[EXERCISE INSTRUCTIONS] Copy all the data exactly, except the pictures.

[SOURCE EXCERPT]
(begin)

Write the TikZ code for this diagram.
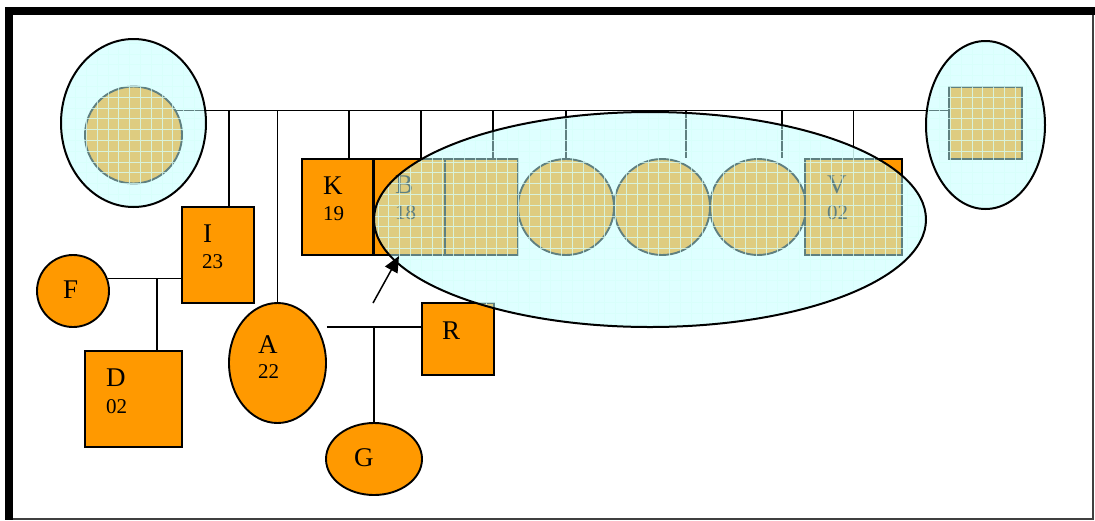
\documentclass[tikz,border=0pt]{standalone}
\usepackage{fontspec}
\setmainfont{Liberation Serif}
\usetikzlibrary{shapes.geometric,arrows.meta}
\definecolor{kin}{RGB}{255,153,0}
\definecolor{veil}{RGB}{191,255,255}
\definecolor{gridc}{RGB}{215,255,250}
\begin{document}
\begin{tikzpicture}[x=1pt,y=-1pt,
  person/.style={draw=black,line width=1.9pt,fill=kin,inner sep=0pt},
  male/.style={person,rectangle},
  female/.style={person,ellipse},
  link/.style={line width=1.5pt},
  big/.style={font=\fontsize{27}{27}\selectfont},
  small/.style={font=\fontsize{21}{21}\selectfont},
  txt/.style={anchor=base west,inner sep=0pt},
  veilnode/.style={ellipse,inner sep=0pt,fill=veil,fill opacity=0.5},
  gridlines/.style={gridc,line width=0.8pt,opacity=0.75},
  rim/.style={line width=2pt},
]
\useasboundingbox (0,0) rectangle (1095,520);
\fill[white] (0,0) rectangle (1095,520);

% ---- persons ----
\node[female,circle,minimum size=97pt] (lc) at (133.5,135) {};
\node[male,minimum width=73pt,minimum height=72pt] (rs) at (985.5,123) {};
\node[male,minimum width=72pt,minimum height=96pt] (I) at (218,255) {};
\node[female,circle,minimum size=72pt] (F) at (73,291) {};
\node[male,minimum width=97pt,minimum height=96pt] (D) at (133.5,399) {};
\node[female,minimum width=97pt,minimum height=120pt] (A) at (277.5,363) {};
\node[male,minimum width=72pt,minimum height=72pt] (R) at (458,339) {};
\node[female,minimum width=96pt,minimum height=72pt] (G) at (374,459) {};
\node[male,minimum width=71pt,minimum height=96pt] (K) at (337.5,207) {};
\node[male,minimum width=71pt,minimum height=96pt] (B) at (409.5,207) {};
\node[male,minimum width=73pt,minimum height=96pt] (S2) at (481.5,207) {};
\node[female,circle,minimum size=96pt] (C1) at (566,207) {};
\node[female,circle,minimum size=96pt] (C2) at (662,207) {};
\node[female,circle,minimum size=96pt] (C3) at (758,207) {};
\node[male,minimum width=97pt,minimum height=96pt] (V) at (853.5,207) {};

% ---- connectors ----
\coordinate (bar) at (lc.30);
\draw[link] (bar) -- (rs.west |- bar);
\draw[link] ([xshift=11pt]I.north) -- ([xshift=11pt]I.north |- bar);
\draw[link] (A.north) -- (A.north |- bar);
\draw[link] ([xshift=11.5pt]K.north) -- ([xshift=11.5pt]K.north |- bar);
\draw[link] ([xshift=11.5pt]B.north) -- ([xshift=11.5pt]B.north |- bar);
\draw[link] ([xshift=11.5pt]S2.north) -- ([xshift=11.5pt]S2.north |- bar);
\draw[link] (C1.north) -- (C1.north |- bar);
\draw[link] ([xshift=24pt]C2.north) -- ([xshift=24pt]C2.north |- bar);
\draw[link] ([xshift=24pt]C3.north) -- ([xshift=24pt]C3.north |- bar);
\draw[link] (V.north) -- (V.north |- bar);

\coordinate (fi) at (F.20);
\draw[link] (fi) -- (fi -| I.west);
\draw[link] ([xshift=23.5pt]D.north) -- ([xshift=23.5pt]D.north |- fi);

\coordinate (ar) at ([yshift=12pt]R.west);
\draw[link] (A.east |- ar) -- (ar);
\draw[link] (G.north) -- (G.north |- ar);

% ---- labels ----
\node[txt,big] (tK) at (323,194) {K};
\node[txt,small] (nK) at (323,220) {19};
\node[txt,big] (tB) at (395,193) {B};
\node[txt,small] (nB) at (395,219) {18};
\node[txt,big] (tV) at (827,193) {V};
\node[txt,small] (nV) at (827,219) {02};
\node[txt,big] (tI) at (203,242) {I};
\node[txt,small] (nI) at (202,268) {23};
\node[txt,big] (tF) at (63,298) {F};
\node[txt,big] (tD) at (106,386) {D};
\node[txt,small] (nD) at (106,413) {02};
\node[txt,big] (tA) at (258,353) {A};
\node[txt,small] (nA) at (258,378) {22};
\node[txt,big] (tR) at (442,339) {R};
\node[txt,big] (tG) at (354,466) {G};

% ---- veils ----
\node[veilnode,minimum width=145pt,minimum height=168pt] (le) at (133.5,123) {};
\begin{scope}
  \clip (le.center) ellipse [x radius=72.5pt,y radius=84pt];
  \draw[gridlines] (55,35) grid[step=10.8pt] (215,215);
\end{scope}
\draw[rim] (le.center) ellipse [x radius=72.5pt,y radius=84pt];

\node[veilnode,minimum width=119pt,minimum height=168pt] (re) at (985.5,125) {};
\begin{scope}
  \clip (re.center) ellipse [x radius=59.5pt,y radius=84pt];
  \draw[gridlines] (920,35) grid[step=10.8pt] (1050,215);
\end{scope}
\draw[rim] (re.center) ellipse [x radius=59.5pt,y radius=84pt];

\node[veilnode,minimum width=552pt,minimum height=215pt] (grp) at (650,219.5) {};
\begin{scope}
  \clip (grp.center) ellipse [x radius=276pt,y radius=107.5pt];
  \draw[gridlines] (370,105) grid[step=10.8pt] (930,335);
\end{scope}
\draw[rim] (grp.center) ellipse [x radius=276pt,y radius=107.5pt];

% ---- arrow ----
\coordinate (arrT) at (373,303);
\coordinate (arrH) at (399,256);
\draw[link,-{Triangle[length=16pt,width=14pt]}] (arrT) -- (arrH);

% ---- frame ----
\draw[line width=8pt] (5,11) -- (1095,11);
\draw[line width=8pt] (9,7) -- (9,520);
\draw[line width=1.5pt,black!75] (1093,15) -- (1093,519) -- (13,519);
\end{tikzpicture}
\end{document}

(end)

[OUTPUT]
Write the TikZ code for this diagram.
\documentclass[tikz,border=0pt]{standalone}
\usepackage{fontspec}
\setmainfont{Liberation Serif}
\usetikzlibrary{shapes.geometric,arrows.meta}
\definecolor{kin}{RGB}{255,153,0}
\definecolor{veil}{RGB}{191,255,255}
\definecolor{gridc}{RGB}{215,255,250}
\begin{document}
\begin{tikzpicture}[x=1pt,y=-1pt,
  person/.style={draw=black,line width=1.9pt,fill=kin,inner sep=0pt},
  male/.style={person,rectangle},
  female/.style={person,ellipse},
  link/.style={line width=1.5pt},
  big/.style={font=\fontsize{27}{27}\selectfont},
  small/.style={font=\fontsize{21}{21}\selectfont},
  txt/.style={anchor=base west,inner sep=0pt},
  veilnode/.style={ellipse,inner sep=0pt,fill=veil,fill opacity=0.5},
  gridlines/.style={gridc,line width=0.8pt,opacity=0.75},
  rim/.style={line width=2pt},
]
\useasboundingbox (0,0) rectangle (1095,520);
\fill[white] (0,0) rectangle (1095,520);

% ---- persons ----
\node[female,circle,minimum size=97pt] (lc) at (133.5,135) {};
\node[male,minimum width=73pt,minimum height=72pt] (rs) at (985.5,123) {};
\node[male,minimum width=72pt,minimum height=96pt] (I) at (218,255) {};
\node[female,circle,minimum size=72pt] (F) at (73,291) {};
\node[male,minimum width=97pt,minimum height=96pt] (D) at (133.5,399) {};
\node[female,minimum width=97pt,minimum height=120pt] (A) at (277.5,363) {};
\node[male,minimum width=72pt,minimum height=72pt] (R) at (458,339) {};
\node[female,minimum width=96pt,minimum height=72pt] (G) at (374,459) {};
\node[male,minimum width=71pt,minimum height=96pt] (K) at (337.5,207) {};
\node[male,minimum width=71pt,minimum height=96pt] (B) at (409.5,207) {};
\node[male,minimum width=73pt,minimum height=96pt] (S2) at (481.5,207) {};
\node[female,circle,minimum size=96pt] (C1) at (566,207) {};
\node[female,circle,minimum size=96pt] (C2) at (662,207) {};
\node[female,circle,minimum size=96pt] (C3) at (758,207) {};
\node[male,minimum width=97pt,minimum height=96pt] (V) at (853.5,207) {};

% ---- connectors ----
\coordinate (bar) at (lc.30);
\draw[link] (bar) -- (rs.west |- bar);
\draw[link] ([xshift=11pt]I.north) -- ([xshift=11pt]I.north |- bar);
\draw[link] (A.north) -- (A.north |- bar);
\draw[link] ([xshift=11.5pt]K.north) -- ([xshift=11.5pt]K.north |- bar);
\draw[link] ([xshift=11.5pt]B.north) -- ([xshift=11.5pt]B.north |- bar);
\draw[link] ([xshift=11.5pt]S2.north) -- ([xshift=11.5pt]S2.north |- bar);
\draw[link] (C1.north) -- (C1.north |- bar);
\draw[link] ([xshift=24pt]C2.north) -- ([xshift=24pt]C2.north |- bar);
\draw[link] ([xshift=24pt]C3.north) -- ([xshift=24pt]C3.north |- bar);
\draw[link] (V.north) -- (V.north |- bar);

\coordinate (fi) at (F.20);
\draw[link] (fi) -- (fi -| I.west);
\draw[link] ([xshift=23.5pt]D.north) -- ([xshift=23.5pt]D.north |- fi);

\coordinate (ar) at ([yshift=12pt]R.west);
\draw[link] (A.east |- ar) -- (ar);
\draw[link] (G.north) -- (G.north |- ar);

% ---- labels ----
\node[txt,big] (tK) at (323,194) {K};
\node[txt,small] (nK) at (323,220) {19};
\node[txt,big] (tB) at (395,193) {B};
\node[txt,small] (nB) at (395,219) {18};
\node[txt,big] (tV) at (827,193) {V};
\node[txt,small] (nV) at (827,219) {02};
\node[txt,big] (tI) at (203,242) {I};
\node[txt,small] (nI) at (202,268) {23};
\node[txt,big] (tF) at (63,298) {F};
\node[txt,big] (tD) at (106,386) {D};
\node[txt,small] (nD) at (106,413) {02};
\node[txt,big] (tA) at (258,353) {A};
\node[txt,small] (nA) at (258,378) {22};
\node[txt,big] (tR) at (442,339) {R};
\node[txt,big] (tG) at (354,466) {G};

% ---- veils ----
\node[veilnode,minimum width=145pt,minimum height=168pt] (le) at (133.5,123) {};
\begin{scope}
  \clip (le.center) ellipse [x radius=72.5pt,y radius=84pt];
  \draw[gridlines] (55,35) grid[step=10.8pt] (215,215);
\end{scope}
\draw[rim] (le.center) ellipse [x radius=72.5pt,y radius=84pt];

\node[veilnode,minimum width=119pt,minimum height=168pt] (re) at (985.5,125) {};
\begin{scope}
  \clip (re.center) ellipse [x radius=59.5pt,y radius=84pt];
  \draw[gridlines] (920,35) grid[step=10.8pt] (1050,215);
\end{scope}
\draw[rim] (re.center) ellipse [x radius=59.5pt,y radius=84pt];

\node[veilnode,minimum width=552pt,minimum height=215pt] (grp) at (650,219.5) {};
\begin{scope}
  \clip (grp.center) ellipse [x radius=276pt,y radius=107.5pt];
  \draw[gridlines] (370,105) grid[step=10.8pt] (930,335);
\end{scope}
\draw[rim] (grp.center) ellipse [x radius=276pt,y radius=107.5pt];

% ---- arrow ----
\coordinate (arrT) at (373,303);
\coordinate (arrH) at (399,256);
\draw[link,-{Triangle[length=16pt,width=14pt]}] (arrT) -- (arrH);

% ---- frame ----
\draw[line width=8pt] (5,11) -- (1095,11);
\draw[line width=8pt] (9,7) -- (9,520);
\draw[line width=1.5pt,black!75] (1093,15) -- (1093,519) -- (13,519);
\end{tikzpicture}
\end{document}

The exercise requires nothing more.